SPRINGFIELD — Lawmakers left Springfield on Thursday with a bipartisan agreement on a measure that will lift a 36-year moratorium on new nuclear power plants in the state — and Gov. JB Pritzker has vowed to sign it.

Proponents say smaller nuclear reactors will help get the state to its goal of being carbon-free by 2045 by providing an alternative to coal and natural gas. Opponents, however, say new nuclear power plants would take away resources from renewable energy, adding that there are more cost-friendly ways to reach the state’s clean energy goals.

The measure, which cleared the Illinois House 98-8, lifts the ban on nuclear reactors producing less than 300 megawatts beginning January 1, 2026. The Illinois Senate cleared the legislation on Wednesday. Rules establishing issues like environmental monitoring and emergency preparedness would also be due by that date, with the Illinois Environmental Protection Agency providing consultation.

Pritzker in August vetoed the lifting of the moratorium that was approved in a separate bill, saying it did not provide regulatory protections for the health and safety of Illinois residents. Pritzker also said there was an “overly broad definition of advanced reactor” that could open the door to large-scale nuclear power plants.

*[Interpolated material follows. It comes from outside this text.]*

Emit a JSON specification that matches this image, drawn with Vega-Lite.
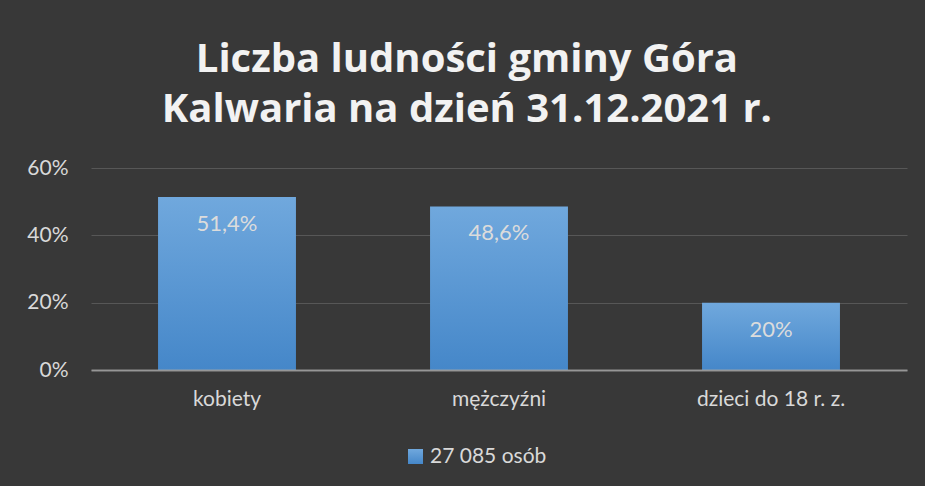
{
  "$schema": "https://vega.github.io/schema/vega-lite/v6.json",
  "width": 816,
  "height": 202,
  "autosize": {"type": "none"},
  "padding": {"left": 91, "top": 168, "right": 18, "bottom": 116},
  "background": "#383838",
  "config": {
    "locale": {"number": {"decimal": ",", "thousands": " ", "grouping": [3], "currency": ["", " zł"]}},
    "view": {"stroke": null},
    "font": "Lato"
  },
  "title": {
    "text": ["Liczba ludności gminy Góra", "Kalwaria na dzień 31.12.2021 r."],
    "fontSize": 40,
    "font": "Open Sans",
    "fontWeight": "bold",
    "color": "#f2f2f2",
    "lineHeight": 50,
    "offset": 27,
    "anchor": "middle",
    "frame": "bounds"
  },
  "data": {
    "values": [
      {"kategoria": "kobiety", "udzial": 0.514, "seria": "27 085 osób"},
      {"kategoria": "mężczyźni", "udzial": 0.486, "seria": "27 085 osób"},
      {"kategoria": "dzieci do 18 r. z.", "udzial": 0.2, "seria": "27 085 osób"}
    ]
  },
  "encoding": {
    "x": {
      "field": "kategoria",
      "type": "nominal",
      "sort": null,
      "scale": {"paddingInner": 0.493, "paddingOuter": 0.2465},
      "axis": {
        "title": null,
        "labelAngle": 0,
        "ticks": false,
        "domain": true,
        "domainColor": "#a6a6a6",
        "domainWidth": 2,
        "domainOpacity": 0.8,
        "labelFontSize": 21,
        "labelColor": "#d9d9d9",
        "labelPadding": 18,
        "zindex": 1
      }
    },
    "y": {
      "field": "udzial",
      "type": "quantitative",
      "scale": {"domain": [0, 0.6]},
      "axis": {
        "title": null,
        "values": [0, 0.2, 0.4, 0.6],
        "format": ".0%",
        "domain": false,
        "ticks": false,
        "grid": true,
        "gridColor": "#575757",
        "gridWidth": 1,
        "labelFontSize": 21,
        "labelColor": "#d9d9d9",
        "labelPadding": 23
      }
    }
  },
  "layer": [
    {
      "mark": {
        "type": "bar",
        "strokeWidth": 0,
        "fill": {
          "gradient": "linear",
          "x1": 0, "y1": 0, "x2": 0, "y2": 1,
          "stops": [
            {"offset": 0, "color": "#70a8dd"},
            {"offset": 1, "color": "#4587c9"}
          ]
        }
      },
      "encoding": {
        "stroke": {
          "field": "seria",
          "type": "nominal",
          "scale": {"range": ["#5b9bd5"]},
          "legend": {
            "title": null,
            "orient": "none",
            "legendX": 314,
            "legendY": 278,
            "symbolType": "square",
            "symbolSize": 225,
            "symbolFillColor": "#5b9bd5",
            "symbolStrokeWidth": 0,
            "labelFontSize": 21,
            "labelColor": "#d9d9d9",
            "labelOffset": 4
          }
        }
      }
    },
    {
      "mark": {"type": "text", "baseline": "top", "dy": 17, "fontSize": 22, "color": "#dcdcdc"},
      "encoding": {
        "text": {"field": "udzial", "type": "quantitative", "format": ".1~%"}
      }
    }
  ]
}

Environmental groups like the Sierra Club and the Illinois Environmental Council had asked for the veto.

But a measure filed by State Sen. Sue Rezin, R-Morris, and State Rep. Lance Yednock, D-Ottawa, during the veto session seemed to address those concerns, adding in provisions that would task the Illinois Emergency Management Agency with oversight of newly installed reactors.

Instead of working to override the veto, the governor’s team negotiated on the new measure with senators. The legislation was supported by labor, and the Illinois Environmental Council took a neutral stance on the new measure.

“This new bill addresses my concerns from the spring session’s proposal and I’m looking forward to reviewing and signing it when it reaches my desk,” Pritzker said in a statement. “Illinois is already a leader in clean energy under the Climate and Equitable Jobs Act, and developing an on-ramp for responsible small nuclear reactor development is another step towards a cleaner, climate-friendly future for our state.”

The legislation also authorizes Pritzker to commission a study to research the state’s role in guiding the development of new nuclear technology.

“In order to achieve our clean energy goals, we may have to invest in more nuclear generated carbon-free energy,” Yednock said on the House floor. “The policy does not subtract from the growth of wind and solar energy.”

Yednock said the legislation was created to deal with the adequacy and reliability of energy in the state, which has seen multiple power plants shut down. That has forced the state to purchase “dirty generated energy for a higher price from out of state.”

“We need to be the leader in clean energy generation and small modular nuclear reactors are a potential part of that portfolio,” Yednock said.